For some teachers teaching teens can be a harrowing ordeal. Teens are sometimes perceived as angry adolescents, rebellious and difficult to motivate and manage. For me it is completely the opposite. I find it very fulfilling teaching teens who as an age group are more insightful, authentic, and self-assertive.
For me the first step when teaching teenagers is to show respect to their needs, their way of thinking and attitude. Once you gain their respect, teaching will be a rewarding experience. Teenagers are great thinkers! I am always amazed by the contributions they make in the various topics we cover. With teenagers you can investigate many challenging topics without searching for definite answers. The secret is teenagers to identify with what they are learning. You have to find a connection with what is going on in their lives at the moment. When you bring in class topics that interest them you have succeeded in holding their attention and ensuring their participation.
Text by: Dimitra Dougekou
As teachers we want students who are emancipated and covering versatile topics does exactly that. Give them a debate and you will witness first-hand how passionate teenagers become. Creative writing is another excellent way to liberate students from traditional learning. Teenagers are emotional and love writing poems or short stories about things that matter to them. As teachers we have to motivate teenagers by making lessons relevant to them.
A game changer is to incorporate Drama in your classes. Educational Drama is a holistic teaching approach with innumerous benefits for both the teacher and the students. Drama is a teaching tool that allows teenagers to participate in everyday situations and act them out. Teenagers are highly expressive and love showing their emotions both verbally and physically. Students thus, practice the English language through communicative activities in real context. Drama frees your imagination and puts winds in your dreams.
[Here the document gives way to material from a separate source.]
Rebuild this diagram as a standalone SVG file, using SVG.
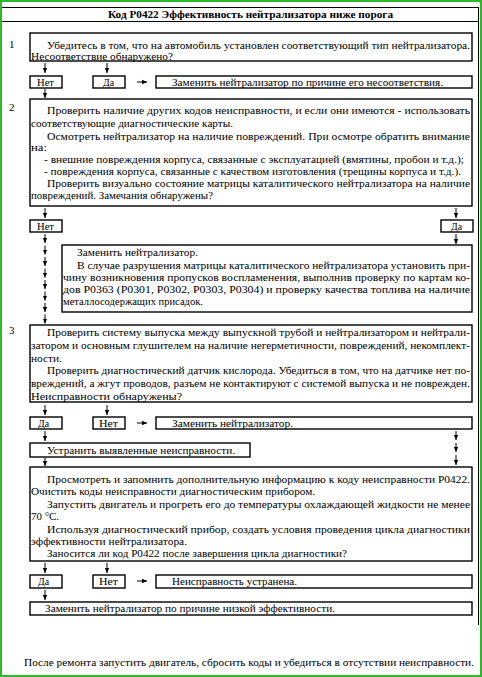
<svg xmlns="http://www.w3.org/2000/svg" width="482" height="677" viewBox="0 0 482 677">
<style>
text{font-family:"Liberation Serif","Times New Roman",serif;font-size:11px;fill:#000}
.b{font-weight:bold}
.box{fill:#fff;stroke:#000;stroke-width:1.4}
.ar{stroke:#000;stroke-width:1;fill:none;marker-end:url(#ah)}
.fr{stroke:#000;stroke-width:1;fill:none}
</style>
<defs>
<marker id="ah" markerWidth="6" markerHeight="6" refX="5" refY="3" orient="auto" markerUnits="userSpaceOnUse">
<path d="M0,0.8 L5,3 L0,5.2 Z" fill="#000"/>
</marker>
</defs>
<rect x="0" y="0" width="482" height="677" fill="#fff"/>
<g id="frame">
<rect x="1" y="1" width="480" height="675" fill="none" stroke="#2eb82e" stroke-width="2"/>
<line class="fr" x1="2" y1="7.5" x2="478" y2="7.5"/>
<line class="fr" x1="2" y1="21.5" x2="478" y2="21.5"/>
<line class="fr" x1="478.5" y1="7" x2="478.5" y2="625"/>
<text class="b" x="108" y="18" textLength="285" lengthAdjust="spacingAndGlyphs">Код P0422 Эффективность нейтрализатора ниже порога</text>
<text x="9" y="48">1</text>
<text x="9" y="111">2</text>
<text x="9" y="334">3</text>
</g>
<g id="connectors">
<line class="ar" x1="45" y1="63" x2="45" y2="73"/>
<line class="ar" x1="107" y1="63" x2="107" y2="73"/>
<line class="ar" x1="137" y1="82" x2="147" y2="82"/>
<line class="ar" x1="45" y1="89" x2="45" y2="98"/>
<line class="ar" x1="45" y1="208" x2="45" y2="218"/>
<line class="ar" x1="456" y1="208" x2="456" y2="218"/>
<line class="ar" x1="456" y1="234" x2="456" y2="244"/>
<line class="ar" x1="45" y1="234" x2="45" y2="243"/>
<line class="ar" x1="45" y1="245.5" x2="45" y2="254.5"/>
<line class="ar" x1="45" y1="257" x2="45" y2="266"/>
<line class="ar" x1="45" y1="268.5" x2="45" y2="277.5"/>
<line class="ar" x1="45" y1="280" x2="45" y2="289"/>
<line class="ar" x1="45" y1="291.5" x2="45" y2="300.5"/>
<line class="ar" x1="45" y1="303" x2="45" y2="312"/>
<line class="ar" x1="45" y1="314.5" x2="45" y2="323.5"/>
<line class="ar" x1="45" y1="405" x2="45" y2="415"/>
<line class="ar" x1="107" y1="405" x2="107" y2="415"/>
<line class="ar" x1="137" y1="423" x2="147" y2="423"/>
<line class="ar" x1="45" y1="431" x2="45" y2="441"/>
<line class="ar" x1="456" y1="431" x2="456" y2="440"/>
<line class="ar" x1="456" y1="443" x2="456" y2="452"/>
<line class="ar" x1="456" y1="455" x2="456" y2="465"/>
<line class="ar" x1="45" y1="458" x2="45" y2="466"/>
<line class="ar" x1="45" y1="563" x2="45" y2="573"/>
<line class="ar" x1="107" y1="563" x2="107" y2="573"/>
<line class="ar" x1="137" y1="581" x2="147" y2="581"/>
<line class="ar" x1="45" y1="590" x2="45" y2="600"/>
</g>
<g id="step1">
<rect class="box" x="30" y="33" width="442" height="28"/>
<text x="47" y="49" textLength="423" lengthAdjust="spacingAndGlyphs">Убедитесь в том, что на автомобиль установлен соответствующий тип нейтрализатора.</text>
<text x="31" y="59.5" textLength="142" lengthAdjust="spacingAndGlyphs">Несоответствие обнаружено?</text>
</g>
<g id="s1-no"><rect class="box" x="30" y="76" width="32" height="12"/><text x="37" y="85.5" textLength="17" lengthAdjust="spacingAndGlyphs">Нет</text></g>
<g id="s1-yes"><rect class="box" x="93" y="76" width="32" height="12"/><text x="103" y="85.5" textLength="11" lengthAdjust="spacingAndGlyphs">Да</text></g>
<g id="s1-replace"><rect class="box" x="156" y="76" width="316" height="12"/><text x="172" y="85.5" textLength="271" lengthAdjust="spacingAndGlyphs">Заменить нейтрализатор по причине его несоответствия.</text></g>
<g id="step2">
<rect class="box" x="30" y="99" width="442" height="107"/>
<text x="47" y="114" textLength="423" lengthAdjust="spacingAndGlyphs">Проверить наличие других кодов неисправности, и если они имеются - использовать</text>
<text x="31" y="127" textLength="202" lengthAdjust="spacingAndGlyphs">соответствующие диагностические карты.</text>
<text x="47" y="139.5" textLength="423" lengthAdjust="spacingAndGlyphs">Осмотреть нейтрализатор на наличие повреждений. При осмотре обратить внимание</text>
<text x="31" y="151" textLength="16" lengthAdjust="spacingAndGlyphs">на:</text>
<text x="44" y="163" textLength="420" lengthAdjust="spacingAndGlyphs">- внешние повреждения корпуса, связанные с эксплуатацией (вмятины, пробои и т.д.);</text>
<text x="44" y="175" textLength="417" lengthAdjust="spacingAndGlyphs">- повреждения корпуса, связанные с качеством изготовления (трещины корпуса и т.д.).</text>
<text x="47" y="187" textLength="423" lengthAdjust="spacingAndGlyphs">Проверить визуально состояние матрицы каталитического нейтрализатора на наличие</text>
<text x="31" y="198.5" textLength="182" lengthAdjust="spacingAndGlyphs">повреждений. Замечания обнаружены?</text>
</g>
<g id="s2-no"><rect class="box" x="30" y="220" width="32" height="12"/><text x="37" y="229.5" textLength="17" lengthAdjust="spacingAndGlyphs">Нет</text></g>
<g id="s2-yes"><rect class="box" x="441" y="220" width="32" height="12"/><text x="451" y="229.5" textLength="11" lengthAdjust="spacingAndGlyphs">Да</text></g>
<g id="s2-replace">
<rect class="box" x="62" y="245" width="410" height="67"/>
<text x="77" y="255.5" textLength="121" lengthAdjust="spacingAndGlyphs">Заменить нейтрализатор.</text>
<text x="77" y="269" textLength="393" lengthAdjust="spacingAndGlyphs">В случае разрушения матрицы каталитического нейтрализатора установить при-</text>
<text x="63" y="281" textLength="407" lengthAdjust="spacingAndGlyphs">чину возникновения пропусков воспламенения, выполнив проверку по картам ко-</text>
<text x="63" y="292.5" textLength="407" lengthAdjust="spacingAndGlyphs">дов P0363 (P0301, P0302, P0303, P0304) и проверку качества топлива на наличие</text>
<text x="63" y="304.5" textLength="140" lengthAdjust="spacingAndGlyphs">металлосодержащих присадок.</text>
</g>
<g id="step3">
<rect class="box" x="30" y="325" width="442" height="77"/>
<text x="47" y="336" textLength="423" lengthAdjust="spacingAndGlyphs">Проверить систему выпуска между выпускной трубой и нейтрализатором и нейтрали-</text>
<text x="31" y="349" textLength="439" lengthAdjust="spacingAndGlyphs">затором и основным глушителем на наличие негерметичности, повреждений, некомплект-</text>
<text x="31" y="361.5" textLength="31" lengthAdjust="spacingAndGlyphs">ности.</text>
<text x="47" y="374" textLength="423" lengthAdjust="spacingAndGlyphs">Проверить диагностический датчик кислорода. Убедиться в том, что на датчике нет по-</text>
<text x="31" y="387" textLength="439" lengthAdjust="spacingAndGlyphs">вреждений, а жгут проводов, разъем не контактируют с системой выпуска и не поврежден.</text>
<text x="31" y="399.5" textLength="151" lengthAdjust="spacingAndGlyphs">Неисправности обнаружены?</text>
</g>
<g id="s3-yes"><rect class="box" x="30" y="417" width="32" height="12"/><text x="38" y="426.5" textLength="11" lengthAdjust="spacingAndGlyphs">Да</text></g>
<g id="s3-no"><rect class="box" x="93" y="417" width="32" height="12"/><text x="99" y="426.5" textLength="19" lengthAdjust="spacingAndGlyphs">Нет</text></g>
<g id="s3-replace"><rect class="box" x="156" y="417" width="316" height="12"/><text x="172" y="426.5" textLength="121" lengthAdjust="spacingAndGlyphs">Заменить нейтрализатор.</text></g>
<g id="s3-fix"><rect class="box" x="30" y="443" width="220" height="14"/><text x="47" y="453.5" textLength="188" lengthAdjust="spacingAndGlyphs">Устранить выявленные неисправности.</text></g>
<g id="step4">
<rect class="box" x="30" y="467" width="442" height="94"/>
<text x="47" y="483" textLength="423" lengthAdjust="spacingAndGlyphs">Просмотреть и запомнить дополнительную информацию к коду неисправности P0422.</text>
<text x="31" y="495" textLength="284" lengthAdjust="spacingAndGlyphs">Очистить коды неисправности диагностическим прибором.</text>
<text x="47" y="508" textLength="423" lengthAdjust="spacingAndGlyphs">Запустить двигатель и прогреть его до температуры охлаждающей жидкости не менее</text>
<text x="31" y="520" textLength="28" lengthAdjust="spacingAndGlyphs">70 °C.</text>
<text x="47" y="532.5" textLength="423" lengthAdjust="spacingAndGlyphs">Используя диагностический прибор, создать условия проведения цикла диагностики</text>
<text x="31" y="545" textLength="156" lengthAdjust="spacingAndGlyphs">эффективности нейтрализатора.</text>
<text x="47" y="556.5" textLength="300" lengthAdjust="spacingAndGlyphs">Заносится ли код P0422 после завершения цикла диагностики?</text>
</g>
<g id="s4-yes"><rect class="box" x="30" y="575" width="32" height="13"/><text x="38" y="585" textLength="11" lengthAdjust="spacingAndGlyphs">Да</text></g>
<g id="s4-no"><rect class="box" x="93" y="575" width="32" height="13"/><text x="99" y="585" textLength="19" lengthAdjust="spacingAndGlyphs">Нет</text></g>
<g id="s4-ok"><rect class="box" x="156" y="575" width="316" height="13"/><text x="172" y="585" textLength="125" lengthAdjust="spacingAndGlyphs">Неисправность устранена.</text></g>
<g id="s4-replace"><rect class="box" x="30" y="602" width="442" height="13"/><text x="45" y="612" textLength="290" lengthAdjust="spacingAndGlyphs">Заменить нейтрализатор по причине низкой эффективности.</text></g>
<g id="footer">
<text x="24" y="665.5" textLength="450" lengthAdjust="spacingAndGlyphs">После ремонта запустить двигатель, сбросить коды и убедиться в отсутствии неисправности.</text>
</g>
</svg>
Students improvise and become confident presenters in a nurturing setting.
By using a creative and imaginative approach such as Drama you win the attention and participation of teenagers, who love to think ‘outside the box’. Students develop empathy as they witness what their fellow classmates share. The ability to view the world from another perspective without judgement is invaluable. Drama is of great importance when we want to build our students emotional intelligence and produce capable communicators of the English language. Furthermore, drama helps to become confident and assertive - traits very important for teenagers who still search for their identity.
As Socrates has said ‘I cannot teach anybody anything. I can only make them think’. What is more important for a teacher than offering her students the opportunity to develop critical thinking and see ideas flourish into drama acts, poems and paintings? Teenagers can do all this and much more. That is why they are my favourite group for teaching. We are not a class of students and a teacher, rather co-travellers in the journey of knowledge.